Vividarium is an agro-educational farming centre rooted in the living heritage of Malay culinary culture. Situated within Putrajaya's civic landscape, the project brings together the cultivation and study of ulam traditional Malay raw vegetables and herbs as both a horticultural practice and a form of living cultural knowledge.
The design operates on two inseparable scales: the productive and the pedagogical. Farming plots, greenhouse modules, and open nursery zones create the agricultural backbone, while integrated learning studios, demonstration kitchens, and interpretive walkways form the educational layer. Visitors move through a sequence of spaces that gradually immerse them in the lifecycle of ulam from seed germination to harvest to preparation.
Within a compact 300 m² built-up footprint, the architecture prioritises spatial efficiency and sensory richness over scale. Low-profile built forms give way to cultivated ground, making the landscape itself the primary architectural gesture. Every programme element serves a dual purpose: a shaded pergola becomes a classroom; a composting station becomes a demonstration exhibit; a harvest table becomes a community gathering point.
Vividarium aspires to reposition the everyday act of growing and eating ulam as a form of ecological literacy reconnecting urban communities in Putrajaya to indigenous food systems, sustainable agriculture, and the quiet intelligence of traditional Malay plant knowledge.
Vividarium draws its architectural language from the agrarian vernacular of the Malay landscape a vocabulary of open shelters, permeable enclosures, and ground-hugging forms that respond to both climate and cultivation. Rather than imposing a bold formal statement, the architecture recedes into its productive setting, allowing the growing landscape of ulam to become the dominant visual and spatial experience.
The built elements are conceived as light interventions. Timber frames, bamboo screens, and woven canopy structures define spaces without fully enclosing them, preserving the cross-ventilation and diffused light conditions essential to both plant growth and human comfort in Malaysia's tropical climate. Roof overhangs are generous, providing shade during harvest and learning activities while channelling rainwater into integrated collection systems that feed the irrigation network below.

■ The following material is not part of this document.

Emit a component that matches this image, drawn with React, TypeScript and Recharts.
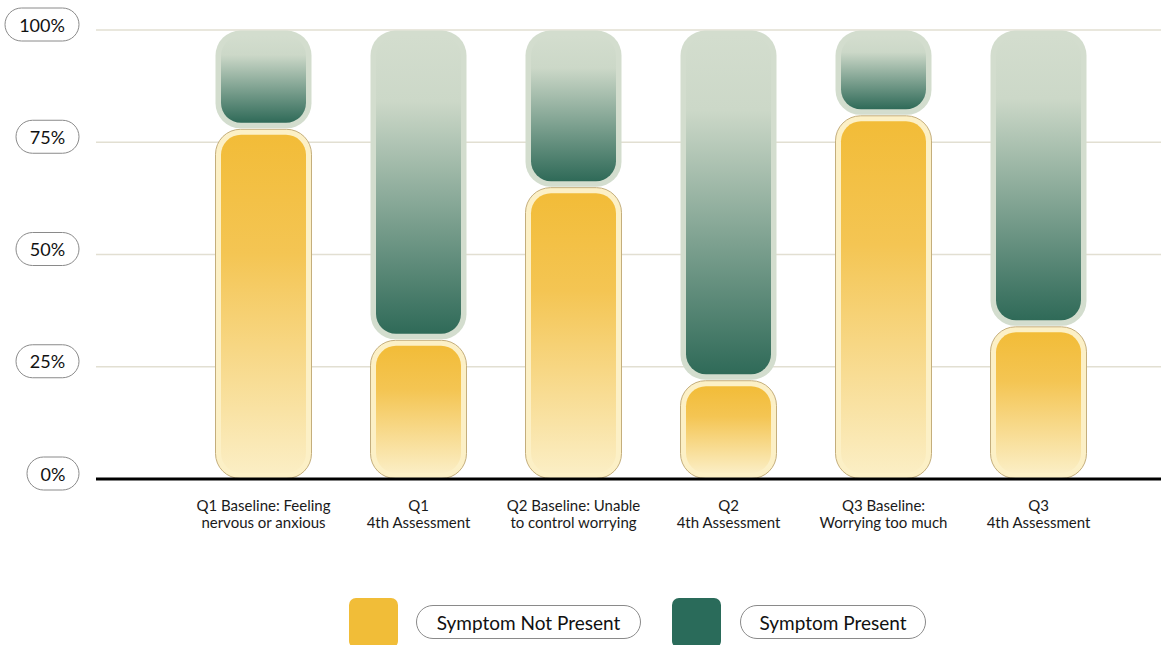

Materiality is guided by three principles: local sourcing, low embodied energy, and ecological integration. Reclaimed timber forms the primary structural language, its warm grain and weathered texture reinforcing the project's connection to natural cycles. Rammed earth walls anchor the more permanent programme elements the demonstration kitchen and seed library lending thermal mass and a deep, textured presence that contrasts quietly against the lightness of the farming canopies above.
Ground surfaces are deliberately varied. Compacted laterite paths give way to permeable gravel beds, raised timber decking, and bare cultivated soil, creating a tactile sequence that draws visitors deeper into the agricultural landscape. There are no hard boundaries between architecture and farm; the built and the grown interpenetrate at every threshold.
Collectively, the material palette of Vividarium communicates a coherent environmental ethic one where the architecture does not merely house a farming programme, but actively participates in it, ageing and weathering alongside the land it tends.
Vividarium is designed as a climatically responsive and ecologically integrated facility, where environmental systems are not supplementary additions but fundamental drivers of spatial organisation and architectural form. Every passive and active strategy is calibrated to Putrajaya's equatorial climate characterised by high humidity, consistent temperatures between 24°C and 35°C, and annual rainfall exceeding 2,000mm.
Natural ventilation is the primary cooling strategy. Building orientations are arranged to harness the prevailing southwest and northeast monsoon winds, drawing air through permeable bamboo screens and beneath wide roof overhangs. Stack ventilation principles govern the section of enclosed programme spaces, with high-level louvred openings expelling warm air and drawing cooler ground-level breezes through the teaching studios and demonstration kitchen.
Rainwater harvesting forms the backbone of the water management strategy. Sloped canopy roofs channel rainfall into subsurface collection tanks with a combined capacity sized to meet the full irrigation demand of the ulam farming plots during dry spells. Greywater from the demonstration kitchen is treated through a constructed wetland filter bed integrated into the landscape, with reclaimed water redistributed to secondary irrigation circuits.
Solar energy is harnessed through photovoltaic panels positioned on south-facing roof panels, generating sufficient electricity to power lighting, ventilation fans, and refrigeration in the seed library. A building energy monitoring system tracks consumption in real time, supporting both operational efficiency and its use as a live educational tool for visitors.
Soil health is maintained through an on-site composting system that processes organic waste from harvested ulam, closing the nutrient cycle within the site boundary. Permeable ground surfaces across the site reduce stormwater runoff, recharging the local water table and mitigating urban heat island effects within Putrajaya's civic precinct.